Presiden wilayah Oromia, Shimelis Abdisa, Kamis (23/6), mengakui akan sulit untuk mengatur keamanan di setiap lokasi. Namun, ia mengatakan operasi saat ini "akan melumpuhkan kemampuan musuh untuk berpindah dari satu tempat ke tempat lain."

Etnis Amhara adalah kelompok etnis terbesar kedua di Ethiopia. Tetapi, etnis Amhara telah diserang di beberapa daerah di mana mereka menjadi suku minoritas.

Beberapa belas orang tewas dalam serangan di Benishangul Gumuz dan wilayah Oromia selama tiga tahun terakhir saja.

"Etnis Amhara yang tinggal di luar wilayah mereka tidak memiliki perwakilan hukum dan politik, yang mengakibatkan tidak ada perlindungan," kata Muluken Tesfaw, seorang aktivis komunitas yang melacak pelanggaran terhadap Amhara. "Bahkan ada pidato pejabat pemerintah wilayah Oromia yang berusaha mengurangi orang-orang yang berbicara bahasa Amharik."

"Narasi anti-Amhara menyebar selama lebih dari 50 tahun sekarang," kata Belete Molla, ketua partai oposisi NaMA. "Karenanya, Amhara yang tinggal di Oromia dan Benishangul menjadi sasaran."

Dia juga menuduh beberapa anggota partai penguasa wilayah Oromia "bekerja untuk atau bersimpati dengan Tentara Pembebasan Oromo."

Pembunuhan massal terbaru membuat dunia internasional tersentak.

Baca Juga: Serangan Udara di Kamp Pengungsi Tigray Ethiopia, Tewaskan 56 Warga Sipil Termasuk Anak-Anak

Ratusan warga dibunuh dalam kekerasan suku terbaru di Ethiopia dari suku Amhara.

Komisaris Tinggi PBB untuk Hak Asasi Manusia, Michelle Bachelet, mendesak pihak berwenang Ethiopia untuk melakukan penyelidikan "cepat, tidak memihak dan menyeluruh".

Departemen Luar Negeri AS meminta warga Ethiopia untuk "menolak kekerasan dan mengejar perdamaian."

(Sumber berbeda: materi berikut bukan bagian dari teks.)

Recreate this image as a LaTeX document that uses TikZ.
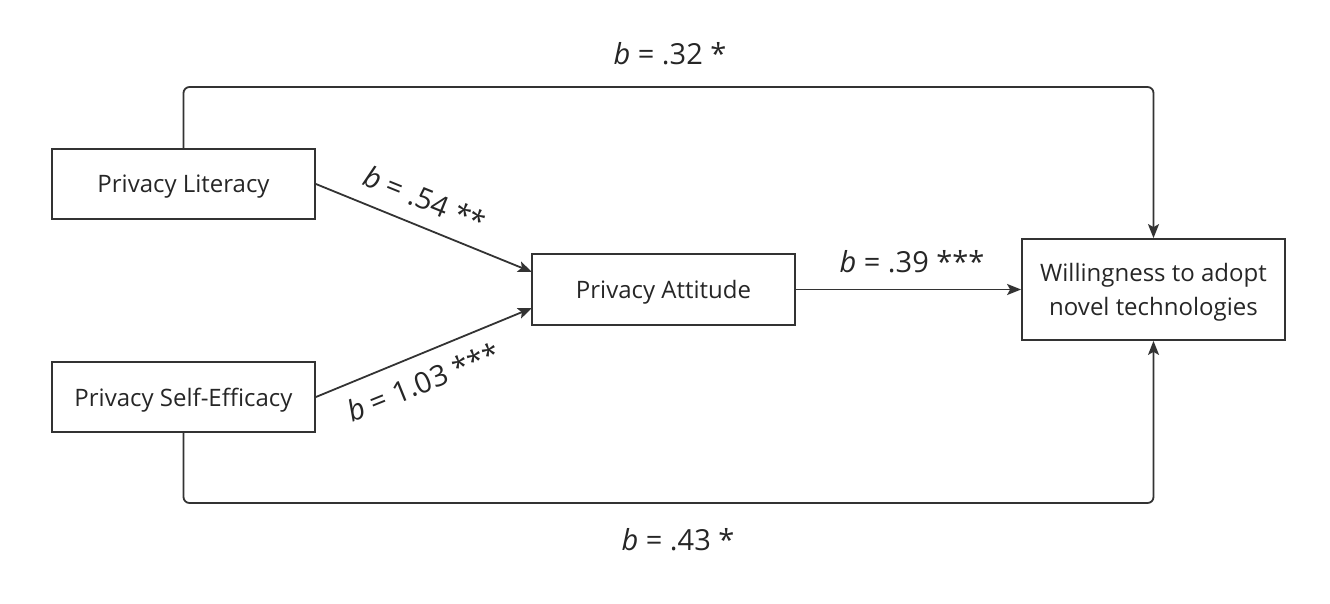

Ethiopia terus mengalami ketegangan etnis di beberapa bagian negara dan konflik mematikan di wilayah Tigray utara yang sangat memengaruhi ekonomi yang dulu tumbuh pesat. Namun, perdana menteri bersikeras, hari-hari yang lebih baik akan datang.

"Tidak ada keraguan Ethiopia berada di jalur kemakmuran," katanya dalam pidato parlemen bulan ini.

Tetapi, orang-orang Ethiopia yang lolos dari pembantaian berdarah itu, mencari jawaban.

Nur Hussein mengatakan, dia dan penduduk Desa Tole lainnya sudah menelepon pejabat terdekat tentang orang-orang bersenjata, sesaat sebelum kekerasan meledak.

"Respons mereka diredam. Mereka mengatakan tidak ada ancaman khusus untuk ditanggapi. Tetapi lihat apa yang terjadi," katanya.

"Insyaallah, kita akan melewati ini, tetapi ini adalah bekas luka yang akan hidup bersama kita selamanya."